If you’re using a custom URL router, you’ll need to register the individual pprof endpoints:

package main

import (
    "net/http"
    "net/http/pprof"
)

func message(w http.ResponseWriter, r *http.Request) {
    w.Write([]byte("Hello World"))
}

func main() {
    r := http.NewServeMux()
    r.HandleFunc("/", message)

    r.HandleFunc("/debug/pprof/", pprof.Index)
    r.HandleFunc("/debug/pprof/cmdline", pprof.Cmdline)
    r.HandleFunc("/debug/pprof/profile", pprof.Profile)
    r.HandleFunc("/debug/pprof/symbol", pprof.Symbol)
    r.HandleFunc("/debug/pprof/trace", pprof.Trace)

    http.ListenAndServe(":8080", r)
}

So ideally you would use go tool pprof on the command line.
As this allows you to more easily interpret and interrogate the data interactively.
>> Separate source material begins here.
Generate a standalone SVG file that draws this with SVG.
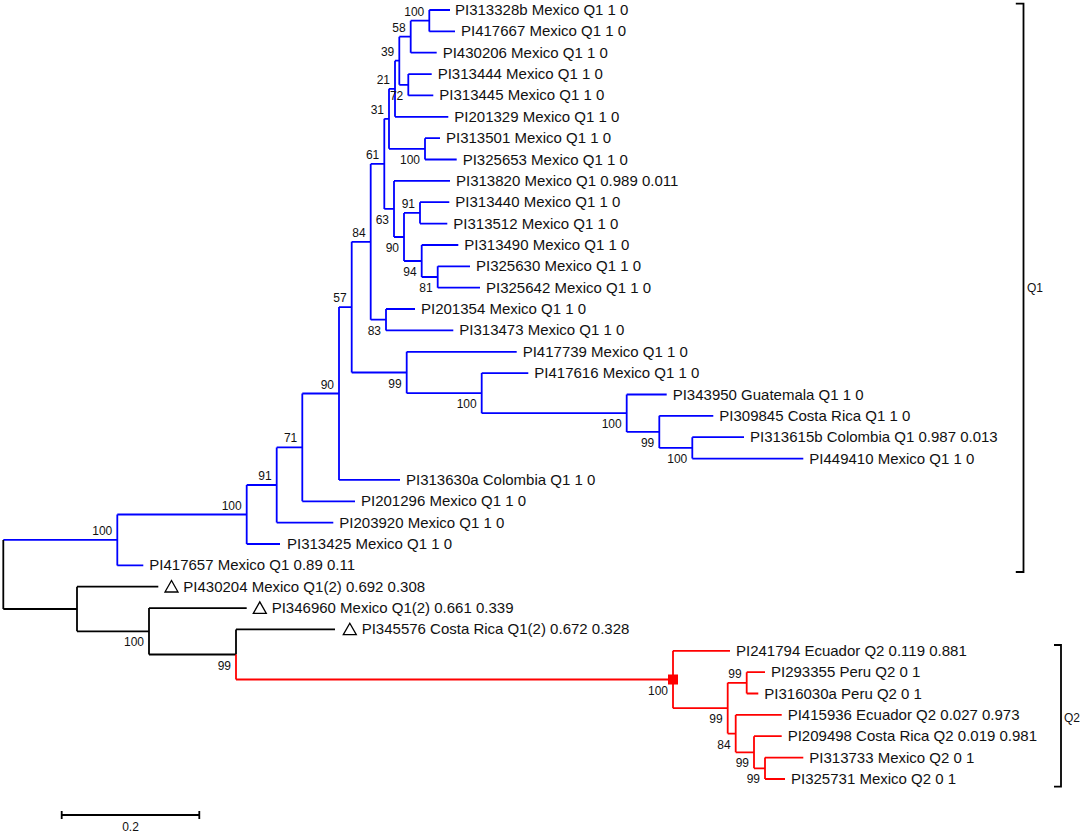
<svg xmlns="http://www.w3.org/2000/svg" width="1084" height="834" viewBox="0 0 1084 834">
<style>
.b{stroke:#0000ff;stroke-width:1.8;fill:none}
.r{stroke:#ff0000;stroke-width:1.8;fill:none}
.k{stroke:#000;stroke-width:1.8;fill:none}
.lf{font-family:"Liberation Sans",Arial,sans-serif;font-size:15px;fill:#111}
.bs{font-family:"Liberation Sans",Arial,sans-serif;font-size:12px;fill:#111;text-anchor:end}
.cl{font-family:"Liberation Sans",Arial,sans-serif;font-size:12px;fill:#111}
.tri{stroke:#000;stroke-width:1.3;fill:none}
</style>
<rect width="1084" height="834" fill="#fff"/>
<g id="connectors">
<path class="b" d="M429.3 10V31.4M429.3 10H450M429.3 31.4H455"/>
<path class="b" d="M410.7 20.7V52.7M410.7 20.7H429.3M410.7 52.7H436.7"/>
<path class="b" d="M408.3 74.1V95.4M408.3 74.1H431.7M408.3 95.4H433.3"/>
<path class="b" d="M399.3 36.7V84.8M399.3 36.7H410.7M399.3 84.8H408.3"/>
<path class="b" d="M395 60.7V116.8M395 60.7H399.3M395 116.8H448.3"/>
<path class="b" d="M425 138.2V159.5M425 138.2H440M425 159.5H456.7"/>
<path class="b" d="M389 88.8V148.8M389 88.8H395M389 148.8H425"/>
<path class="b" d="M420 202.2V223.6M420 202.2H449.3M420 223.6H447.3"/>
<path class="b" d="M437.7 266.3V287.7M437.7 266.3H470M437.7 287.7H480"/>
<path class="b" d="M421.7 245V277M421.7 245H458.3M421.7 277H437.7"/>
<path class="b" d="M404 212.9V261M404 212.9H420M404 261H421.7"/>
<path class="b" d="M394 180.9V237M394 180.9H450M394 237H404"/>
<path class="b" d="M384.3 118.8V208.9M384.3 118.8H389M384.3 208.9H394"/>
<path class="b" d="M386 309V330.4M386 309H415M386 330.4H453.3"/>
<path class="b" d="M370.7 163.9V319.7M370.7 163.9H384.3M370.7 319.7H386"/>
<path class="b" d="M692.3 437.2V458.6M692.3 437.2H744M692.3 458.6H803.3"/>
<path class="b" d="M659.3 415.8V447.9M659.3 415.8H713.3M659.3 447.9H692.3"/>
<path class="b" d="M626.7 394.5V431.9M626.7 394.5H666.7M626.7 431.9H659.3"/>
<path class="b" d="M481.7 373.1V413.2M481.7 373.1H528.3M481.7 413.2H626.7"/>
<path class="b" d="M406.7 351.8V393.2M406.7 351.8H516.7M406.7 393.2H481.7"/>
<path class="b" d="M351.7 241.8V372.5M351.7 241.8H370.7M351.7 372.5H406.7"/>
<path class="b" d="M339 307.1V479.9M339 307.1H351.7M339 479.9H400"/>
<path class="b" d="M302.3 393.5V501.3M302.3 393.5H339M302.3 501.3H355"/>
<path class="b" d="M276.7 447.4V522.6M276.7 447.4H302.3M276.7 522.6H333.3"/>
<path class="b" d="M246.7 485V544M246.7 485H276.7M246.7 544H280"/>
<path class="b" d="M117.3 514.5V565.4M117.3 514.5H246.7M117.3 565.4H143.3"/>
<path class="b" d="M3.3 539.9H117.3"/>
<path class="k" d="M3.3 539.9V609M3.3 609H77"/>
<path class="k" d="M77 586.7V631.3M77 586.7H158.3M77 631.3H149"/>
<path class="k" d="M149 608.1V654.5M149 608.1H246.7M149 654.5H236"/>
<path class="k" d="M236 629.4V654.5M236 629.4H335"/>
<path class="r" d="M236 654.5V679.5M236 679.5H673"/>
<path class="r" d="M673 650.8V708.2M673 650.8H730M673 708.2H727.7"/>
<path class="r" d="M727.7 682.8V733.6M727.7 682.8H746.7M727.7 733.6H735.7"/>
<path class="r" d="M746.7 672.2V693.5M746.7 672.2H765M746.7 693.5H758.3"/>
<path class="r" d="M735.7 714.9V752.3M735.7 714.9H781.7M735.7 752.3H754"/>
<path class="r" d="M754 736.2V768.3M754 736.2H781.7M754 768.3H765"/>
<path class="r" d="M765 757.6V779M765 757.6H803.3M765 779H785"/>
</g>
<g id="internal-nodes">
<g id="n-a"><text class="bs" x="424.3" y="15.7">100</text></g>
<g id="n-58"><text class="bs" x="405.7" y="31.7">58</text></g>
<g id="n-72"><text class="bs" x="403.3" y="99.8">72</text></g>
<g id="n-39"><text class="bs" x="394.3" y="55.7">39</text></g>
<g id="n-21"><text class="bs" x="390" y="83.8">21</text></g>
<g id="n-100b"><text class="bs" x="420" y="163.8">100</text></g>
<g id="n-31"><text class="bs" x="384" y="113.8">31</text></g>
<g id="n-91a"><text class="bs" x="415" y="207.9">91</text></g>
<g id="n-81"><text class="bs" x="432.7" y="292">81</text></g>
<g id="n-94"><text class="bs" x="416.7" y="276">94</text></g>
<g id="n-90a"><text class="bs" x="399" y="252">90</text></g>
<g id="n-63"><text class="bs" x="389" y="223.9">63</text></g>
<g id="n-61"><text class="bs" x="379.3" y="158.9">61</text></g>
<g id="n-83"><text class="bs" x="381" y="334.7">83</text></g>
<g id="n-84"><text class="bs" x="365.7" y="236.8">84</text></g>
<g id="n-100e"><text class="bs" x="687.3" y="462.9">100</text></g>
<g id="n-99d"><text class="bs" x="654.3" y="446.9">99</text></g>
<g id="n-100d"><text class="bs" x="621.7" y="428.2">100</text></g>
<g id="n-100c"><text class="bs" x="476.7" y="408.2">100</text></g>
<g id="n-99c"><text class="bs" x="401.7" y="387.5">99</text></g>
<g id="n-57"><text class="bs" x="346.7" y="302.1">57</text></g>
<g id="n-90b"><text class="bs" x="334" y="388.5">90</text></g>
<g id="n-71"><text class="bs" x="297.3" y="442.4">71</text></g>
<g id="n-91b"><text class="bs" x="271.7" y="480">91</text></g>
<g id="n-100f"><text class="bs" x="241.7" y="509.5">100</text></g>
<g id="n-100g"><text class="bs" x="112.3" y="534.9">100</text></g>
<g id="n-149"><text class="bs" x="144" y="646.3">100</text></g>
<g id="n-236"><text class="bs" x="231" y="669.5">99</text></g>
<g id="n-red"><rect x="668" y="674.5" width="10" height="10" fill="#ff0000"/><text class="bs" x="668" y="694.5">100</text></g>
<g id="n-99p"><text class="bs" x="741.7" y="677.8">99</text></g>
<g id="n-99a"><text class="bs" x="722.7" y="723.2">99</text></g>
<g id="n-84q"><text class="bs" x="730.7" y="748.6">84</text></g>
<g id="n-99b"><text class="bs" x="749" y="767.3">99</text></g>
<g id="n-99cc"><text class="bs" x="760" y="783.3">99</text></g>
</g>
<g id="leaves">
<g id="leaf1"><text class="lf" x="455" y="15">PI313328b Mexico Q1 1 0</text></g>
<g id="leaf2"><text class="lf" x="461" y="36.4">PI417667 Mexico Q1 1 0</text></g>
<g id="leaf3"><text class="lf" x="442.7" y="57.7">PI430206 Mexico Q1 1 0</text></g>
<g id="leaf4"><text class="lf" x="437.7" y="79.1">PI313444 Mexico Q1 1 0</text></g>
<g id="leaf5"><text class="lf" x="439.3" y="100.4">PI313445 Mexico Q1 1 0</text></g>
<g id="leaf6"><text class="lf" x="454.3" y="121.8">PI201329 Mexico Q1 1 0</text></g>
<g id="leaf7"><text class="lf" x="446" y="143.2">PI313501 Mexico Q1 1 0</text></g>
<g id="leaf8"><text class="lf" x="462.7" y="164.5">PI325653 Mexico Q1 1 0</text></g>
<g id="leaf9"><text class="lf" x="456" y="185.9">PI313820 Mexico Q1 0.989 0.011</text></g>
<g id="leaf10"><text class="lf" x="455.3" y="207.2">PI313440 Mexico Q1 1 0</text></g>
<g id="leaf11"><text class="lf" x="453.3" y="228.6">PI313512 Mexico Q1 1 0</text></g>
<g id="leaf12"><text class="lf" x="464.3" y="250">PI313490 Mexico Q1 1 0</text></g>
<g id="leaf13"><text class="lf" x="476" y="271.3">PI325630 Mexico Q1 1 0</text></g>
<g id="leaf14"><text class="lf" x="486" y="292.7">PI325642 Mexico Q1 1 0</text></g>
<g id="leaf15"><text class="lf" x="421" y="314">PI201354 Mexico Q1 1 0</text></g>
<g id="leaf16"><text class="lf" x="459.3" y="335.4">PI313473 Mexico Q1 1 0</text></g>
<g id="leaf17"><text class="lf" x="522.7" y="356.8">PI417739 Mexico Q1 1 0</text></g>
<g id="leaf18"><text class="lf" x="534.3" y="378.1">PI417616 Mexico Q1 1 0</text></g>
<g id="leaf19"><text class="lf" x="672.7" y="399.5">PI343950 Guatemala Q1 1 0</text></g>
<g id="leaf20"><text class="lf" x="719.3" y="420.8">PI309845 Costa Rica Q1 1 0</text></g>
<g id="leaf21"><text class="lf" x="750" y="442.2">PI313615b Colombia Q1 0.987 0.013</text></g>
<g id="leaf22"><text class="lf" x="809.3" y="463.6">PI449410 Mexico Q1 1 0</text></g>
<g id="leaf23"><text class="lf" x="406" y="484.9">PI313630a Colombia Q1 1 0</text></g>
<g id="leaf24"><text class="lf" x="361" y="506.3">PI201296 Mexico Q1 1 0</text></g>
<g id="leaf25"><text class="lf" x="339.3" y="527.6">PI203920 Mexico Q1 1 0</text></g>
<g id="leaf26"><text class="lf" x="287" y="549">PI313425 Mexico Q1 1 0</text></g>
<g id="leaf27"><text class="lf" x="149.3" y="570.4">PI417657 Mexico Q1 0.89 0.11</text></g>
<g id="leaf28"><polygon class="tri" points="165,592 178,592 171.5,580.5"/><text class="lf" x="183.3" y="591.7">PI430204 Mexico Q1(2) 0.692 0.308</text></g>
<g id="leaf29"><polygon class="tri" points="253.3,613.4 266.3,613.4 259.8,601.9"/><text class="lf" x="271.7" y="613.1">PI346960 Mexico Q1(2) 0.661 0.339</text></g>
<g id="leaf30"><polygon class="tri" points="343.3,634.7 356.3,634.7 349.8,623.2"/><text class="lf" x="361.7" y="634.4">PI345576 Costa Rica Q1(2) 0.672 0.328</text></g>
<g id="leaf31"><text class="lf" x="736" y="655.8">PI241794 Ecuador Q2 0.119 0.881</text></g>
<g id="leaf32"><text class="lf" x="771" y="677.2">PI293355 Peru Q2 0 1</text></g>
<g id="leaf33"><text class="lf" x="764.3" y="698.5">PI316030a Peru Q2 0 1</text></g>
<g id="leaf34"><text class="lf" x="787.7" y="719.9">PI415936 Ecuador Q2 0.027 0.973</text></g>
<g id="leaf35"><text class="lf" x="787.7" y="741.2">PI209498 Costa Rica Q2 0.019 0.981</text></g>
<g id="leaf36"><text class="lf" x="809.3" y="762.6">PI313733 Mexico Q2 0 1</text></g>
<g id="leaf37"><text class="lf" x="791" y="784">PI325731 Mexico Q2 0 1</text></g>
</g>
<g id="clade-q1">
<path class="k" d="M1015.8 3.7H1023.5V572H1015.8" stroke-width="1.6"/>
<text class="cl" x="1027" y="292">Q1</text>
</g>
<g id="clade-q2">
<path class="k" d="M1054 645H1061V786.7H1054" stroke-width="1.6"/>
<text class="cl" x="1064" y="722">Q2</text>
</g>
<g id="scale-bar">
<path class="k" d="M61.7 815H199.3M61.7 811V819M199.3 811V819" stroke-width="1.5"/>
<text class="cl" x="130.5" y="831" text-anchor="middle">0.2</text>
</g>
</svg>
To do this, you have to run your binary as before and then, in a separate shell, execute:
go tool pprof http://localhost:6060/debug/pprof/<.profile>

For example, let’s look at the memory heap profile data:
go tool pprof http://localhost:6060/debug/pprof/heap

From here you’ll see an interactive prompt has started up:

Fetching profile over HTTP from http://localhost:6060/debug/pprof/heap
Saved profile in /.../pprof.alloc_objects.alloc_space.inuse_objects.inuse_space.005.pb.gz
Type: inuse_space
Time: Oct 27, 2017 at 10:01am (BST)
Entering interactive mode (type "help" for commands, "o" for options)
(pprof)

Note: you’ll see the “type” is set to inuse_space (meaning how much memory is still in use)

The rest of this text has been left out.